1. See how tall, wide, long, narrow, short, etc. your child can build a structure with blocks. 

2. Encourage your child to knock the blocks down and create again.  Make the destruction be a fun part of the game, too.

3. Ask your child to create something, then ask questions like:

  • What is the name of this?
  • What do you use it for?
  • Where do you find it?
  • Why does it have this part?
  • Who could use it and how would they do so?
  • What can we play with it?
  • What would happen if I moved this over here?

4.Give your child specific directions to build something step by step and see if s/he can follow those directions precisely (ex.  Put a large green block on top of a small yellow block.  Next put a blue block next to the green block. etc.).

5. Ask your child to direct you to make a creation

6. Have your child tell you how he made his creation. Play dumb and put a block in the wrong place to create an unstable structure. Ask her how to solve the problem.

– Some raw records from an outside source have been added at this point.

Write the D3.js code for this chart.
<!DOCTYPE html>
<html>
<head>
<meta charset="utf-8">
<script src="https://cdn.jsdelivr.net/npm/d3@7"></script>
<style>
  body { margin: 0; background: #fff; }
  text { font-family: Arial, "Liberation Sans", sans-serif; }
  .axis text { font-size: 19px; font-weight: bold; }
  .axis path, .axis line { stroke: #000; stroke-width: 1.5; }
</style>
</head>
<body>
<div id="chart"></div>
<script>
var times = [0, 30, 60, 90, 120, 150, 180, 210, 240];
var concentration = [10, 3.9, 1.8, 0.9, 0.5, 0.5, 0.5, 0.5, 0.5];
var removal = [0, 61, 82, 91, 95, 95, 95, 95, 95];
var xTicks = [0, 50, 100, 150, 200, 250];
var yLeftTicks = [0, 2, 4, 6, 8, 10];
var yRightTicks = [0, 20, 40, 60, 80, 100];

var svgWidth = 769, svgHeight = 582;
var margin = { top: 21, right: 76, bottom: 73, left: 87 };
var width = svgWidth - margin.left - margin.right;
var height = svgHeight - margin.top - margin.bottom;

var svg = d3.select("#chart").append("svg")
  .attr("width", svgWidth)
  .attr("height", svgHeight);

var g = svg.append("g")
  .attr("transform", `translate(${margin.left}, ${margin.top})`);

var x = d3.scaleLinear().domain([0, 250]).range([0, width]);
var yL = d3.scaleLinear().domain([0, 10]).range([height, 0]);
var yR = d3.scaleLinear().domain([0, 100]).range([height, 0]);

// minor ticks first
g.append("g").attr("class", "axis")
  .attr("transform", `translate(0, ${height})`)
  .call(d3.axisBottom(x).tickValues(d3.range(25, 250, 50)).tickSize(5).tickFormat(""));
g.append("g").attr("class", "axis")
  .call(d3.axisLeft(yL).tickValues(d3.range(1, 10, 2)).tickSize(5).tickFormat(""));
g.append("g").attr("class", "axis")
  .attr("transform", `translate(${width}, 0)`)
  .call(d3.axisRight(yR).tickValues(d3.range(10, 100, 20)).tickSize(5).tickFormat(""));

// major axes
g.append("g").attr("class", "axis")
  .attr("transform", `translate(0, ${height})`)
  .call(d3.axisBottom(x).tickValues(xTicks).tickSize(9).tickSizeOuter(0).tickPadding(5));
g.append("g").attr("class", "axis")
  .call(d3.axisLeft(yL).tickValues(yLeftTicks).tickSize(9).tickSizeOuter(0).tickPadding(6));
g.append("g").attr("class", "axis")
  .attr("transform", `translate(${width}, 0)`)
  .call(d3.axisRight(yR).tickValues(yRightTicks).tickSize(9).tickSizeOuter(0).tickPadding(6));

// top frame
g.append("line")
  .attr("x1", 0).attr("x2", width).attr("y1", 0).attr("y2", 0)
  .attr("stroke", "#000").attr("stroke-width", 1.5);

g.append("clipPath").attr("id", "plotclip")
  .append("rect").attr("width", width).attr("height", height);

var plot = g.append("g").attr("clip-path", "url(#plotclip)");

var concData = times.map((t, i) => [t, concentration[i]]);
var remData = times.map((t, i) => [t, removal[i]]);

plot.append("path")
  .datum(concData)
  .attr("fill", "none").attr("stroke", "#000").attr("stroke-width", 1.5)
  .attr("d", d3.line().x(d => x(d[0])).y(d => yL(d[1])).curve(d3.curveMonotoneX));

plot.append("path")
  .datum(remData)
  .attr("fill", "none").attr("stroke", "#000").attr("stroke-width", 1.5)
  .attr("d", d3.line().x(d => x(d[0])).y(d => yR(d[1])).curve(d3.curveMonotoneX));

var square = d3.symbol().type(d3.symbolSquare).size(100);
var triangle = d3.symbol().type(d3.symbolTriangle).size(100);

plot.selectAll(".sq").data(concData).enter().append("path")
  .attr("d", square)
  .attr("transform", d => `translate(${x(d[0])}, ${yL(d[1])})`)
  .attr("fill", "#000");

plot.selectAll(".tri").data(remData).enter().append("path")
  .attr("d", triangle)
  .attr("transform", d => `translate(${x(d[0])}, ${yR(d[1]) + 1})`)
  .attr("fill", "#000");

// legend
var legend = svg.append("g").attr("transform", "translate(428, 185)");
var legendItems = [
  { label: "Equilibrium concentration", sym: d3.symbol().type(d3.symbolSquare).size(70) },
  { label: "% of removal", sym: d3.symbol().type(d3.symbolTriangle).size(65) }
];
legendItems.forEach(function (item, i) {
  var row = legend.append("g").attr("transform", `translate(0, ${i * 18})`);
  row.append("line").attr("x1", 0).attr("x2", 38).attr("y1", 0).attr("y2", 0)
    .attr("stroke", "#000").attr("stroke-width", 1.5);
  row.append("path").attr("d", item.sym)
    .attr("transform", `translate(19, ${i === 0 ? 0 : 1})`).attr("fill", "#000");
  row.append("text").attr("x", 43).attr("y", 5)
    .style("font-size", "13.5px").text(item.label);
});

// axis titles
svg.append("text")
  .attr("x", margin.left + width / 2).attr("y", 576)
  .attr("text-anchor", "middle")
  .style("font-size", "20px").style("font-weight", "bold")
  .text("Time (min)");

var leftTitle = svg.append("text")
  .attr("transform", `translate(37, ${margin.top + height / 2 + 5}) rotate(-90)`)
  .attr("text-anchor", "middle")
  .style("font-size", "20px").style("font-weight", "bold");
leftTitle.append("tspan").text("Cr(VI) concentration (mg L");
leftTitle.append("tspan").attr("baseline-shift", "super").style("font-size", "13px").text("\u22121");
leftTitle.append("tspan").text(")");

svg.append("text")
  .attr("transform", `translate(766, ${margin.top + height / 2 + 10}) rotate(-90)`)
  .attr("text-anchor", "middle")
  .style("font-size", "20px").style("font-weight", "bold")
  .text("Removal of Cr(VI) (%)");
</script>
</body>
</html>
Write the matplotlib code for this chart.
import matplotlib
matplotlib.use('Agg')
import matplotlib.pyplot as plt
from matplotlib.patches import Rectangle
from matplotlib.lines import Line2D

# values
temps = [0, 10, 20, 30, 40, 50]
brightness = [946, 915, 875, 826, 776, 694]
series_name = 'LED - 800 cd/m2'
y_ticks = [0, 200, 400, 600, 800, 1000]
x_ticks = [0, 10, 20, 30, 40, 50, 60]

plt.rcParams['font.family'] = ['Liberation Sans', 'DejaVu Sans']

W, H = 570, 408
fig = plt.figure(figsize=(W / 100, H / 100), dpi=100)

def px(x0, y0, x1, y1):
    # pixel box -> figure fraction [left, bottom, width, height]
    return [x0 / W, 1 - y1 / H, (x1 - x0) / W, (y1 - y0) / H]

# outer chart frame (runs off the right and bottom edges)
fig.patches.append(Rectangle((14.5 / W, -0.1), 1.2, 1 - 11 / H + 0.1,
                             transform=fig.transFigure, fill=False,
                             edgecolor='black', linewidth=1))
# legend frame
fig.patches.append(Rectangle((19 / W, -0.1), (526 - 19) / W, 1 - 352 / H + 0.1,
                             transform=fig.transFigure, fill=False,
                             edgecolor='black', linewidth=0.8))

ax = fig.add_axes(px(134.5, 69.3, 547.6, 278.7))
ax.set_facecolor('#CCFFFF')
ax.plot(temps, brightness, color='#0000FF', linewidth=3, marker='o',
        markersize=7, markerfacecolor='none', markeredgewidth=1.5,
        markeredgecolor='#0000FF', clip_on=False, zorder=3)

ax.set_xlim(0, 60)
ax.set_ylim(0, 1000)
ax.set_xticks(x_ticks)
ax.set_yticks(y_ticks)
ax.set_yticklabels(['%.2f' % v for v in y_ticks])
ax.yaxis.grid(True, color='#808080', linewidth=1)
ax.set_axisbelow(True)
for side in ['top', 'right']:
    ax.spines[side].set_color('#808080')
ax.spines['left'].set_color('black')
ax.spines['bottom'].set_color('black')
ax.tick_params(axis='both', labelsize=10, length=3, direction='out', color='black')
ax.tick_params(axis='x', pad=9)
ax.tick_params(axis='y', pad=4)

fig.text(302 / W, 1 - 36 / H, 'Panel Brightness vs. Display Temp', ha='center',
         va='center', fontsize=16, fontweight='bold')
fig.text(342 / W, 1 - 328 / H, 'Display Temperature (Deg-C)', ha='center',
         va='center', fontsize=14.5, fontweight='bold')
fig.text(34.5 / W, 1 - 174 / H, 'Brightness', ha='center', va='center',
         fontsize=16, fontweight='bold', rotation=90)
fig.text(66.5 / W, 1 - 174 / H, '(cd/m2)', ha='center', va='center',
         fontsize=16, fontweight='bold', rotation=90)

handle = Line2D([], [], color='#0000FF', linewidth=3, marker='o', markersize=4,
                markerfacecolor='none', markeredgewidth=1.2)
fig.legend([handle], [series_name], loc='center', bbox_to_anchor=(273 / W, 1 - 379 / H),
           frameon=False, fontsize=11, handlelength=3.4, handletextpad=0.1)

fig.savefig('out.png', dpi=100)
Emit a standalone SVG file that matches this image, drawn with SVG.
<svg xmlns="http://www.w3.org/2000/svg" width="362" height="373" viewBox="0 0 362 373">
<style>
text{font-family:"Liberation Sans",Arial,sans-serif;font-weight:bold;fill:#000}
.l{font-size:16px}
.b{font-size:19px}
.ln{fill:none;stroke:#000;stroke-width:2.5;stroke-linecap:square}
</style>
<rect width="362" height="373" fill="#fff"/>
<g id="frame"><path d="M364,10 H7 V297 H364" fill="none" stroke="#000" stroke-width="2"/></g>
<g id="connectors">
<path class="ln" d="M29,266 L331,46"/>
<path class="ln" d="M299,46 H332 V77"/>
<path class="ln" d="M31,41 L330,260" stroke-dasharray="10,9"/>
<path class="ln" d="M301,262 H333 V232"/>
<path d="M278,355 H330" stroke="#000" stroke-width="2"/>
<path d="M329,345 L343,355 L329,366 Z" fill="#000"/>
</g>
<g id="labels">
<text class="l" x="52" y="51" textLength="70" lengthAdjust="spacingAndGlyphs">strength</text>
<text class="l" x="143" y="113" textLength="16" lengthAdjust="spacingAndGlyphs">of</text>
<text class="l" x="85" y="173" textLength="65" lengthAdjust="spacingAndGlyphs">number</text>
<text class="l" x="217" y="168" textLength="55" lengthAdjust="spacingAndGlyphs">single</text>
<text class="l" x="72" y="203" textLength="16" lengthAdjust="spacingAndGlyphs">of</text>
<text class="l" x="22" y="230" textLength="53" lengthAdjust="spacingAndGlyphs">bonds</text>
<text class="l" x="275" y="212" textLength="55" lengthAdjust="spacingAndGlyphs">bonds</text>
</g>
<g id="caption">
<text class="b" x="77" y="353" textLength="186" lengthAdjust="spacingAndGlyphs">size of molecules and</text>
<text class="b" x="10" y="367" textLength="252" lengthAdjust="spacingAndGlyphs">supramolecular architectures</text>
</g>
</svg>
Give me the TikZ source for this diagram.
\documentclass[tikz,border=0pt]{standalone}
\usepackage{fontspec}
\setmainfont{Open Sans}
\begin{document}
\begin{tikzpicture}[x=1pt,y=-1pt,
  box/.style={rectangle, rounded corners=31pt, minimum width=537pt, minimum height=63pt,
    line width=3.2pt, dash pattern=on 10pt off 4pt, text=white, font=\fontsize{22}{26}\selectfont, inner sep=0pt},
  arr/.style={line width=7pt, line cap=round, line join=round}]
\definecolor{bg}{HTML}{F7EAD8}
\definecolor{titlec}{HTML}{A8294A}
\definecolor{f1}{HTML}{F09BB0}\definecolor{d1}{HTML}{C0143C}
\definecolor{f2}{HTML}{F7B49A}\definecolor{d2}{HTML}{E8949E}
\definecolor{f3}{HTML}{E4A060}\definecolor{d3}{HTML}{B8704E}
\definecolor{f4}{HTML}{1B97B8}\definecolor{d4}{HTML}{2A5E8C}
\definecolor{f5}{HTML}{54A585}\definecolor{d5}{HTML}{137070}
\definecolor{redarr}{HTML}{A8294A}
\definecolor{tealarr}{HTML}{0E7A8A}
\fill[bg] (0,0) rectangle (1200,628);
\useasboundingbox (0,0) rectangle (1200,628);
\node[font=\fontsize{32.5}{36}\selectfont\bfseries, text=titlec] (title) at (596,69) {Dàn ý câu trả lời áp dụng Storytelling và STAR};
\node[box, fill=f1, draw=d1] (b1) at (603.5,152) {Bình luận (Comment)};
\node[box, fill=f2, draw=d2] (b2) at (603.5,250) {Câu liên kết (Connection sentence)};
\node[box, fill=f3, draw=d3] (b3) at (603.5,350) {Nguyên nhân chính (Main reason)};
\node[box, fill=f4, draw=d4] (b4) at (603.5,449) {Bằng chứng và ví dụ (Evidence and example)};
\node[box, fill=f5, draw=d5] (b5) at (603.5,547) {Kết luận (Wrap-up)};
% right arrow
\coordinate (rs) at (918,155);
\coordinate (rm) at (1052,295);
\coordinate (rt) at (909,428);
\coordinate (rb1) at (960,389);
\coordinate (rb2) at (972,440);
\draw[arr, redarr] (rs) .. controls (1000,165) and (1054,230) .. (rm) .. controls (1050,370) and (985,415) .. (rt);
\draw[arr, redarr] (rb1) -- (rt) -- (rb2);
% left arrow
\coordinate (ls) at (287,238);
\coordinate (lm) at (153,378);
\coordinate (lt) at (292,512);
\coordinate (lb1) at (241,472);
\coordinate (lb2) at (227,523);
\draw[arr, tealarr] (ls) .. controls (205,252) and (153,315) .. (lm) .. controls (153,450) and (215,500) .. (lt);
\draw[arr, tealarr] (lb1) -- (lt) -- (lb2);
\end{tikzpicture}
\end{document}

7.  Have your child tell a story about her creation.  Help by providing prompts of "first, then, and last."

8.  Put 3–4 different blocks in front of your child and tell him to look at them closely because you'll take one away later.  See if your child can recall which item was removed.

9.  Have your child describe similarities and differences between Lego blocks.

10.  Ask your child to separate the blocks by color, size or shape and tell why they go together.  Count the different block groups. 

11. Pretend the blocks are vehicles.  Create a place and develop a story following your child's lead.

12. Find a picture of a structure in a magazine.  Together duplicate the structure with blocks.